This approach might be a bit too far out of the box thinking, but it would allow you to get an exactly equatorial highway. In summary an orbital ring is a space elevator for grown-ups and allows extreme feats of engineering.

Crucial to an orbital ring is the concept of active support. Whenever you build a structure you want it to stay stable. Buildings do this by relying on passive support, i.e. their own structure can carry their weight. This approach is limited by the ability of the building materials to resist the force the rest of the structure exerts on them. This is Newtons third law, actio = reactio. Actio is the force the structures weight delivers and reactio is usually the force the material must be able to muster. Yet nowhere it is said that reactio must be provided passively. Imagine a friend of yours is walking over a thin plank, which would break under his weight. The passive support of the plank isn't sufficient to counteract the force your friend exerts. Now you go under the plank and push it up, so that it can hold your friends weight. You are providing active support. The great thing about active support is that you aren't limited by puny compressive or tensile strength, you are dumping energy into the system to keep it stable. And you can dump infinite ammounts of energy into a system.

Secondly some basic orbital mechanics are important for the ring. An object moves through space on an elliptical trajectory corresponding to it's speed. The faster the object moves (i.e. the more energy it carries) the higher it will move. If the object is restrained from moving into a higher orbit appropriate for it's speed it will exert a upward force on the restraint.
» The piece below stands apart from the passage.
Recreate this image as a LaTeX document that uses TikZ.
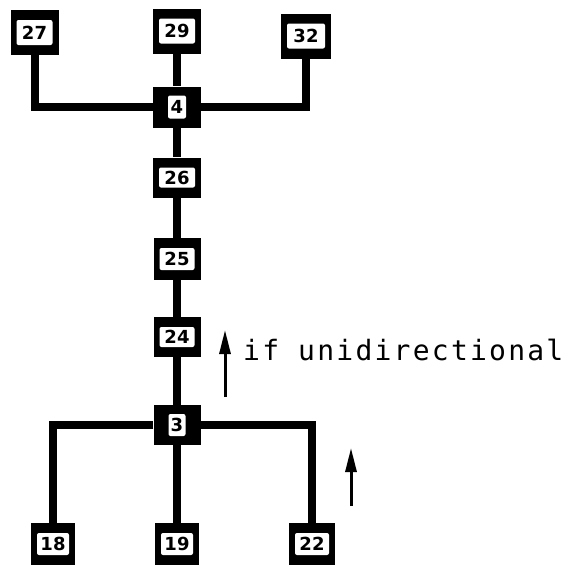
\documentclass[tikz,border=0pt]{standalone}
\usepackage{fontspec}
\newfontfamily\numfont{DejaVu Sans}
\newfontfamily\labfont[LetterSpace=8]{DejaVu Sans Mono}
\usetikzlibrary{arrows.meta}
\tikzset{
  tag/.style={rectangle, fill=black, inner sep=0pt,
    font=\numfont\bfseries\fontsize{18}{18}\selectfont,
    path picture={\fill[white,rounded corners=2pt]
      ([xshift=6pt,yshift=-10pt]path picture bounding box.north west) rectangle
      ([xshift=-6pt,yshift=10pt]path picture bounding box.south east);}},
  hub/.style={rectangle, fill=black, inner sep=0pt,
    font=\numfont\bfseries\fontsize{18}{18}\selectfont,
    path picture={\fill[white,rounded corners=2pt]
      ([xshift=15pt,yshift=-9pt]path picture bounding box.north west) rectangle
      ([xshift=-15pt,yshift=9pt]path picture bounding box.south east);}},
  link/.style={line width=8pt, line join=miter},
  arrowline/.style={line width=3pt, -{Triangle[length=24pt,width=11pt]}},
  lbl/.style={anchor=base west, inner sep=0pt,
    font=\labfont\fontsize{28}{28}\selectfont}
}
\begin{document}
\begin{tikzpicture}[x=1pt,y=-1pt]
\useasboundingbox (0,0) rectangle (571,565);
% nodes
\node[tag, minimum width=48pt, minimum height=45pt] (n27) at (34.5,32.5) {27};
\node[tag, minimum width=48pt, minimum height=45pt] (n29) at (177,31) {29};
\node[tag, minimum width=50pt, minimum height=45pt] (n32) at (306,36) {32};
\node[hub, minimum width=48pt, minimum height=41pt] (n4) at (177,107) {4};
\node[tag, minimum width=48pt, minimum height=40pt] (n26) at (177,177.5) {26};
\node[tag, minimum width=47pt, minimum height=42pt] (n25) at (177,259) {25};
\node[tag, minimum width=47pt, minimum height=40pt] (n24) at (177,337) {24};
\node[hub, minimum width=47pt, minimum height=40pt] (n3) at (177,425) {3};
\node[tag, minimum width=44pt, minimum height=42pt] (n18) at (53,544) {18};
\node[tag, minimum width=44pt, minimum height=42pt] (n19) at (177,544) {19};
\node[tag, minimum width=46pt, minimum height=42pt] (n22) at (312,544) {22};
% connectors
\draw[link] (n27) |- (n4);
\draw[link] (n29) -- (n4);
\draw[link] (n32) |- (n4);
\draw[link] (n4) -- (n26);
\draw[link] (n26) -- (n25);
\draw[link] (n25) -- (n24);
\draw[link] (n24) -- (n3);
\draw[link] (n3) -| (n18);
\draw[link] (n3) -- (n19);
\draw[link] (n3) -| (n22);
% direction arrows
\coordinate (a1s) at (225,397);
\coordinate (a1e) at (225,330);
\coordinate (a2s) at (351,506);
\coordinate (a2e) at (351,448);
\draw[arrowline] (a1s) -- (a1e);
\draw[arrowline] (a2s) -- (a2e);
\node[lbl] (txt) at (243,360) {if unidirectional};
\end{tikzpicture}
\end{document}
Now imagine bringing a stream of orbiting, magnetic slugs in a circular orbit arround earth, lets say 200 km high. They will move at orbital velocity. Arround each slug we have a a metal ring containing electromagnets. The rings are loosely connected and under power. They too move at the same orbital speed as the slugs. Then we activate the magnets, forcing the slugs to move though the center of each ring.

Finally we start decelerating the rings with their magnets. This will transfer their momentum to the slugs speeding them up. The now faster slugs want to move to a orbit higher than their current 200 km. The now slower rings want to move to a lower orbit. But the magnets force both to interact. To be precise the rings want to fall down with the same force the slugs want to go up. Like on the plank with your friend, the situation is stable and the structure stays in place. We continue this until the outer structure sits statically over the earth. The rings, also called stator, sit fixed 200 km over the earth and levitate magnetically over the slugs, also called rotator, which keep the structure in the sky.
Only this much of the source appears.